Todos os coadjuvantes estão bem, mas o destaque sem dúvidas vai para Don Cheadle (Nem Um Passo em Falso, Vingadores: Ultimato), que interpreta o esquisito Murray Siskind, o alívio cômico perfeito, que é colega de trabalho de Gladney, lecionando sobre ícones e com uma fixação nítida com o Elvis Presley. O ar surreal do filme não seria o mesmo sem os longos monólogos divagantes de Siskind que são engraçados e por vezes confusos.

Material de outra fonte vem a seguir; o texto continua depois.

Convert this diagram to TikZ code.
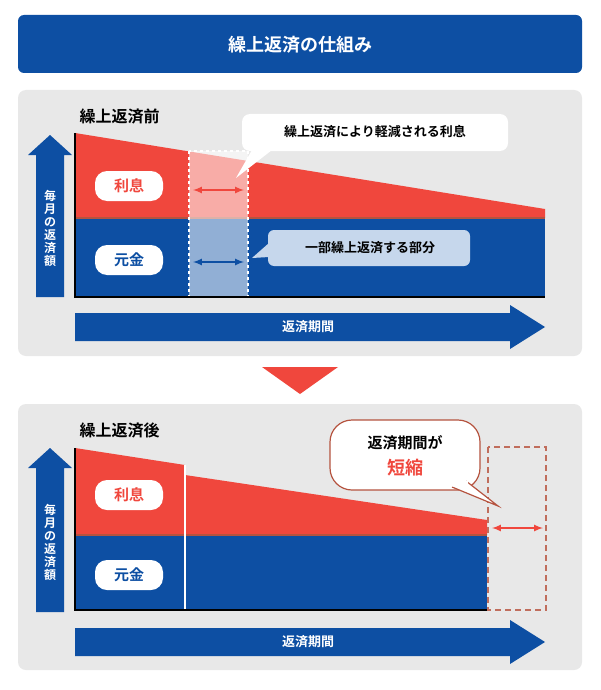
\documentclass[tikz,border=0pt]{standalone}
\usepackage{fontspec}
\setmainfont{Noto Sans CJK JP}[BoldFont={* Bold}]
\begin{document}
\begin{tikzpicture}[x=1pt,y=-1pt,
  bl/.style={fill=myblue},
  pill/.style={fill=white,rounded corners=12pt,minimum width=68pt,minimum height=30pt,font=\bfseries\fontsize{15}{15}\selectfont},
  lbl/.style={font=\bfseries\fontsize{13}{13}\selectfont,text=white}]
\definecolor{myblue}{HTML}{0D4FA3}
\definecolor{myred}{HTML}{F0473D}
\definecolor{panel}{HTML}{E8E8E8}
\definecolor{lblue}{HTML}{C6D7EC}
\definecolor{brn}{HTML}{B5533F}
\useasboundingbox (0,0) rectangle (600,690);
\fill[white] (0,0) rectangle (600,690);
% title
\fill[myblue,rounded corners=6pt] (18,15) rectangle (582,73);
\node[font=\bfseries\fontsize{18}{18}\selectfont,text=white] (title) at (300,45) {繰上返済の仕組み};
% panels
\fill[panel,rounded corners=8pt] (18,90) rectangle (582,356);
\fill[panel,rounded corners=8pt] (18,404) rectangle (582,670);
\node[anchor=west,font=\bfseries\fontsize{16}{16}\selectfont] (h1) at (76,116) {繰上返済前};
\node[anchor=west,font=\bfseries\fontsize{16}{16}\selectfont] (h2) at (76,430) {繰上返済後};
% vertical arrows
\foreach \t/\b in {135/297,448/612}{
  \fill[myblue] (36,\b) -- (36,\t+20) -- (28,\t+20) -- (50,\t) -- (72,\t+20) -- (64,\t+20) -- (64,\b) -- cycle;
  \node[lbl,align=center,font=\bfseries\fontsize{12}{13}\selectfont] at (50,{(\t+\b)/2+12}) {毎\\月\\の\\返\\済\\額};
}
% horizontal arrows
\foreach \y/\n in {327/ha1,642/ha2}{
  \fill[myblue] (75,\y-14) -- (510,\y-14) -- (510,\y-22) -- (545,\y) -- (510,\y+22) -- (510,\y+14) -- (75,\y+14) -- cycle;
  \node[lbl] (\n) at (308,\y) {返済期間};
}
% chart 1
\fill[myred] (75,133) -- (545,209) -- (545,218) -- (75,218) -- cycle;
\fill[myblue] (75,218) rectangle (545,297);
\draw[brn,line width=1.2pt] (75,218) -- (545,218);
\fill[white,opacity=0.55] (189,151) rectangle (248,297);
\draw[white,dashed,line width=1.5pt] (189,151) rectangle (248,297);
\draw[black,line width=1.5pt] (75,133) -- (75,297) -- (545,297);
\draw[myred,line width=2pt,<->,>=latex] (193,190) -- (244,190);
\draw[myblue,line width=2pt,<->,>=latex] (193,262) -- (244,262);
\node[pill,text=myred] (r1) at (129,186) {利息};
\node[pill,text=myblue] (g1) at (129,260) {元金};
% callouts
\fill[white,rounded corners=8pt] (242,114) rectangle (508,151);
\fill[white] (252,150) -- (236,178) -- (272,150) -- cycle;
\node[font=\bfseries\fontsize{13}{13}\selectfont] (c1) at (375,132) {繰上返済により軽減される利息};
\fill[lblue,rounded corners=6pt] (268,230) rectangle (470,266);
\fill[lblue] (269,243) -- (252,258) -- (269,257) -- cycle;
\node[font=\bfseries\fontsize{13}{13}\selectfont] (c2) at (370,248) {一部繰上返済する部分};
% triangle
\fill[myred] (262,367) -- (338,367) -- (300,394) -- cycle;
% chart 2
\fill[myred] (75,448) -- (185,465) -- (185,535) -- (75,535) -- cycle;
\fill[myred] (185,475) -- (487,520) -- (487,535) -- (185,535) -- cycle;
\fill[myblue] (75,535) rectangle (487,610);
\draw[brn,line width=1.2pt] (75,535) -- (487,535);
\draw[white,line width=1.5pt] (185,465) -- (185,610);
\draw[black,line width=1.5pt] (75,448) -- (75,610) -- (487,610);
\draw[brn!85,dashed,line width=1.5pt,dash pattern=on 6pt off 4pt] (488,447) rectangle (546,610);
\draw[myred,line width=2pt,<->,>=latex] (492,528) -- (543,528);
\node[pill,text=myred] (r2) at (129,495) {利息};
\node[pill,text=myblue] (g2) at (129,575) {元金};
% bubble
\filldraw[fill=white,draw=brn,line width=1.2pt,rounded corners=22pt] (330,420) rectangle (480,490);
\filldraw[fill=white,draw=brn,line width=1.2pt] (452,487) -- (498,506) -- (466,481);
\fill[white] (450,486) -- (468,480) -- (468,489) -- cycle;
\node[font=\bfseries\fontsize{15}{15}\selectfont] (b1) at (405,443) {返済期間が};
\node[font=\bfseries\fontsize{18}{18}\selectfont,text=myred] (b2) at (405,468) {短縮};
\end{tikzpicture}
\end{document}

Mas o filme poderia ter sido ainda melhor se não fosse a derrapada no terceiro ato, que é inferior aos dois anteriores. A conclusão parece ser apressada demais, com o pequeno plot twist presente no ato tendo seu impacto diminuído por parecer ter saído do nada, apesar das casuais pistas dadas em algumas partes no início e meio do longa. As cenas finais também são destoantes em tom e forma do restante do filme, e mesmo que isso tenha sido intencional, muito se perde com essa decisão, já que um filme redondo é sempre o preferível. Mesmo assim, a sequência de créditos é hilária e acho que compensa por algumas dessas falhas.
Ruído Branco é uma prova do amadurecimento de Noah Baumbach como diretor. Sua história inteligente e irreverente poderia ter dado errado nas mãos de um diretor menos competente, mas Baumbach conseguiu adaptar de forma sublime o romance e expor o consumismo presente em nossa sociedade e a formação de teorias da conspiração em momentos de trauma coletivo, temas tão relevantes agora quanto há trinta anos.